When Alvin Valley asked me to design a custom dress for his close friend Rena Sindi — a woman he described simply as fun, flirty, sexy, and sophisticated — the commission was as open as it was high-stakes. Rena is a celebrated heiress and socialite, and the occasion was one of the parties surrounding her upcoming nuptials. The dress needed to do what the best occasion dressing always does: make the woman wearing it feel like the most captivating person in the room.
The Design Concept
I approached the design with Rena's personality at the center of every decision. Fun and flirty called for movement and lightness. Sexy and sophisticated called for restraint — the suggestion of something rather than the declaration of it. The result was a concept built on contrast: structure and softness, coverage and revelation, simplicity of line and drama of detail.

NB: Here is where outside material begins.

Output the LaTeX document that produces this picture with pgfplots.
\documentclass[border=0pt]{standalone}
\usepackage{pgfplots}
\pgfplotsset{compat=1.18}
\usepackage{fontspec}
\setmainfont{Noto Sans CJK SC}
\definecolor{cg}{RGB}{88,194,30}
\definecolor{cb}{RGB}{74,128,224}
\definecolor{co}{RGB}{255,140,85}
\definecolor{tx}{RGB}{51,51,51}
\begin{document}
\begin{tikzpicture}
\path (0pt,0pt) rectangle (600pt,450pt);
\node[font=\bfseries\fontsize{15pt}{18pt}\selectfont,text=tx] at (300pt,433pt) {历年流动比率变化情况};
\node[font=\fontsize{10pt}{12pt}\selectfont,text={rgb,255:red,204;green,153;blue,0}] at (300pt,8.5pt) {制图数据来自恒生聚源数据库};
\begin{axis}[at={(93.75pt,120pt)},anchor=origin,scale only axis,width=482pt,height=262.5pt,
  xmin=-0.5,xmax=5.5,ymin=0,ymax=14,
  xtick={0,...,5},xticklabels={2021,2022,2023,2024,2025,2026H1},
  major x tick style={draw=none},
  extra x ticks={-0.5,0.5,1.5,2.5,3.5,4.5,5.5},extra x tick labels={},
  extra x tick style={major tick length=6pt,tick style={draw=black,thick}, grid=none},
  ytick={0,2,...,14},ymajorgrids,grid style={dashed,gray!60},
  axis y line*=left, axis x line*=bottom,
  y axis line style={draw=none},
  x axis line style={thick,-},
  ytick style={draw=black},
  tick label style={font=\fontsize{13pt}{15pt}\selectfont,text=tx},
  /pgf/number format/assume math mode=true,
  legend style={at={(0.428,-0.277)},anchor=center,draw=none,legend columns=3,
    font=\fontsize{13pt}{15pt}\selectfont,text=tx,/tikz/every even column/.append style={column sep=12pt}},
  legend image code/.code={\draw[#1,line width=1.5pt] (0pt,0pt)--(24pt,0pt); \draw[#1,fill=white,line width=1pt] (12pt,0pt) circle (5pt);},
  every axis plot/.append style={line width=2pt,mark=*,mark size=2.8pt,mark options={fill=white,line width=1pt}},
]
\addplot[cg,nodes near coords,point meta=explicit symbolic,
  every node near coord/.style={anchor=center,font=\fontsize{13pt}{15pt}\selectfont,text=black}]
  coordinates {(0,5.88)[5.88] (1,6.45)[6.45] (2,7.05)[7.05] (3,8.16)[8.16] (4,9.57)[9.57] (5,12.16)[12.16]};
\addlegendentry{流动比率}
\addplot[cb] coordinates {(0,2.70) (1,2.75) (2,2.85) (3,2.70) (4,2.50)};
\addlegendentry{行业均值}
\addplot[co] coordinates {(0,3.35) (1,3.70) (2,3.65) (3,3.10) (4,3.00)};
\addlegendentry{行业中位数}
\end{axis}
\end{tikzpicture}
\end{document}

The foundation of the design was a princess-seamed silhouette — a construction choice that was both aesthetic and intentional. Princess seaming creates a long, vertical line through the body that produces the illusion of a slimmer, more elongated figure. It's one of the most flattering structural tools in womenswear, and for a dress designed to make a woman feel her most beautiful, it was the right foundation to build from.
The original design featured delicate cap sleeves and a refined neckline — feminine and classic, giving the silhouette an elegant frame before the drama of the skirt took over.
The Wow Factor
The true statement of the design lived in the skirt.
The base was sheer — fluid, ethereal, the kind of fabric that catches light and moves with the body rather than against it. Over that sheer foundation, I designed an oversized cascade of ruffles, positioned to cover the essential areas while falling to a dramatic point at the hem. The effect was intentional and theatrical: the cascade would billow and move as Rena danced, revealing glimpses of the sheer layer beneath — a design that rewarded movement and rewarded the room for watching.
It was a dress designed to be experienced in motion, not just admired standing still.
Where the Design Landed
The photograph of Rena dancing with Alvin at the event tells the story of what changed between my original concept and the final garment.
Alvin made several modifications to the design during the development process. The cap sleeves and original neckline were replaced with a strapless construction — bolder, more overtly glamorous, and more aligned with his instinct for the occasion. The cascade of ruffles, originally designed to fall to a point at the front hem, was extended to trickle around to the back of the dress — adding a train-like drama that read beautifully in photographs and in motion. And the sheer skirt layer, the quiet sensuality at the heart of my original concept, was replaced with solid fabric — the same as the dress itself — making the silhouette more uniform and less revealing.
What This Project Represents
Designing for a real woman, for a real moment, under the eye of a Creative Director, is one of the most demanding and rewarding experiences in fashion. It requires holding your creative vision firmly enough to execute it with conviction, and loosely enough to collaborate with grace when direction changes.
The dress that Rena Sindi wore to celebrate her upcoming marriage began as my concept — my silhouette, my construction logic, my cascading ruffle drama. What she wore that evening was the result of that foundation shaped by collaboration. Both versions of the dress tell a true story about who I am as a designer: someone who brings a complete, considered point of view to every commission, and who understands that great design is always, in some measure, a conversation.